# Data excerpt start

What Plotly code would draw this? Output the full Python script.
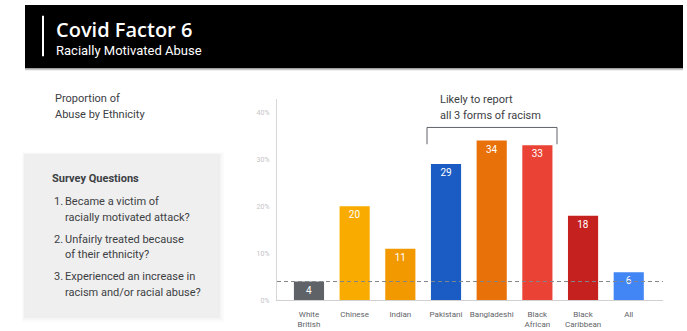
import plotly.graph_objects as go

# Share of respondents reporting racially motivated abuse, by ethnicity
categories = ["White British", "Chinese", "Indian", "Pakistani",
              "Bangladeshi", "Black African", "Black Caribbean", "All"]
tick_labels = ["White<br>British", "Chinese", "Indian", "Pakistani",
               "Bangladeshi", "Black<br>African", "Black<br>Caribbean", "All"]
values = [4, 20, 11, 29, 34, 33, 18, 6]
bar_colors = ["#5f6368", "#f9ab00", "#f29900", "#1a5cc4",
              "#e8710a", "#ea4335", "#c5221f", "#4285f4"]
y_ticks = [0, 10, 20, 30, 40]
y_tick_text = ["0%", "10%", "20%", "30%", "40%"]
reference_level = values[0]  # White British baseline

questions = [
    ("1.", ["Became a victim of", "racially motivated attack?"]),
    ("2.", ["Unfairly treated because", "of their ethnicity?"]),
    ("3.", ["Experienced an increase in", "racism and/or racial abuse?"]),
]

W, H = 687, 331


def px(x):
    return x / W


def py(y):
    return 1 - y / H


BODY = "Roboto, Open Sans, sans-serif"
TEXT = "#3c4043"

fig = go.Figure(
    go.Bar(
        x=categories,
        y=values,
        marker=dict(color=bar_colors, line=dict(width=0)),
        text=[str(v) for v in values],
        textposition="inside",
        insidetextanchor="end",
        textfont=dict(color="white", size=10, family=BODY),
        width=0.66,
        hoverinfo="x+y",
    )
)

fig.update_layout(
    width=W,
    height=H,
    margin=dict(l=0, r=0, t=0, b=0, pad=0),
    paper_bgcolor="white",
    plot_bgcolor="white",
    showlegend=False,
    uniformtext=dict(minsize=9, mode="show"),
    xaxis=dict(
        domain=[px(277), px(663)],
        range=[-0.7, 7.75],
        tickmode="array",
        tickvals=categories,
        ticktext=tick_labels,
        tickfont=dict(size=8, color="#5f6368", family=BODY),
        ticklabelstandoff=6,
        showline=True,
        linecolor="#d0d0d0",
        linewidth=1,
        showgrid=False,
        ticks="",
        zeroline=False,
        fixedrange=True,
    ),
    yaxis=dict(
        domain=[py(304), py(100)],
        range=[0, 42.9],
        tickmode="array",
        tickvals=y_ticks,
        ticktext=y_tick_text,
        tickfont=dict(size=7, color="#c4c4c4", family=BODY),
        showline=True,
        linecolor="#d8d8d8",
        linewidth=1,
        showgrid=False,
        ticks="",
        ticklabelstandoff=5,
        zeroline=False,
        fixedrange=True,
    ),
)

shapes = [
    # header band with soft underline
    dict(type="rect", xref="paper", yref="paper", x0=px(25), x1=px(683),
         y0=py(71), y1=py(69), fillcolor="#c8c8c8", line=dict(width=0), layer="below"),
    dict(type="rect", xref="paper", yref="paper", x0=px(25), x1=px(683),
         y0=py(69), y1=py(5), fillcolor="black", line=dict(width=0), layer="below"),
    dict(type="rect", xref="paper", yref="paper", x0=px(42), x1=px(44),
         y0=py(57), y1=py(16), fillcolor="white", line=dict(width=0)),
]

# survey panel with a faint drop shadow
for g, op in [(6, 0.015), (4, 0.02), (2, 0.03)]:
    shapes.append(dict(type="rect", xref="paper", yref="paper",
                       x0=px(25 - g / 2), x1=px(218 + g), y0=py(320 + g), y1=py(157 - g / 2),
                       fillcolor=f"rgba(0,0,0,{op})", line=dict(width=0), layer="below"))
shapes.append(dict(type="rect", xref="paper", yref="paper",
                   x0=px(25), x1=px(218), y0=py(320), y1=py(157),
                   fillcolor="#efefef", line=dict(width=0), layer="below"))

# bracket over the three highest groups
shapes.append(dict(type="path", xref="paper", yref="paper",
                   path=(f"M {px(427)},{py(146)} L {px(427)},{py(129)} "
                         f"L {px(557)},{py(129)} L {px(557)},{py(146)}"),
                   line=dict(color="#5f6368", width=1)))

# dashed reference line at the White British level
shapes.append(dict(type="line", xref="paper", yref="y",
                   x0=px(277), x1=px(663), y0=reference_level, y1=reference_level,
                   line=dict(color="#80868b", width=1, dash="4px,3px")))

fig.update_layout(shapes=shapes)

ann = []


def label(x, y, text, size, color=TEXT, bold=False, family=BODY, anchor="left", weight=None):
    font = dict(size=size, color=color, family=family)
    if weight:
        font["weight"] = weight
    ann.append(dict(xref="paper", yref="paper", x=px(x), y=py(y),
                    xanchor=anchor, yanchor="middle", showarrow=False,
                    text=f"<b>{text}</b>" if bold else text, font=font))


label(54, 30, "Covid Factor 6", 20, color="white", family="Open Sans, sans-serif", weight=600)
label(54, 51, "Racially Motivated Abuse", 13, color="white")

label(53, 100, "Proportion of", 11)
label(53, 116, "Abuse by Ethnicity", 11)

label(50, 181, "Survey Questions", 11, bold=True)
y0 = 204
for num, lines in questions:
    label(52, y0, num, 11)
    label(63, y0, lines[0], 11)
    label(63, y0 + 16, lines[1], 11)
    y0 += 38

label(438, 101, "Likely to report", 11)
label(438, 117, "all 3 forms of racism", 11)

fig.update_layout(annotations=ann)

fig.write_html("out.html")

# Data excerpt end

Given exercise: Up to and including the line containing "import plotly.graph_objects as go", repeat every line from the start of the data, but none of the pictures.

Full answer:
What Plotly code would draw this? Output the full Python script.
import plotly.graph_objects as go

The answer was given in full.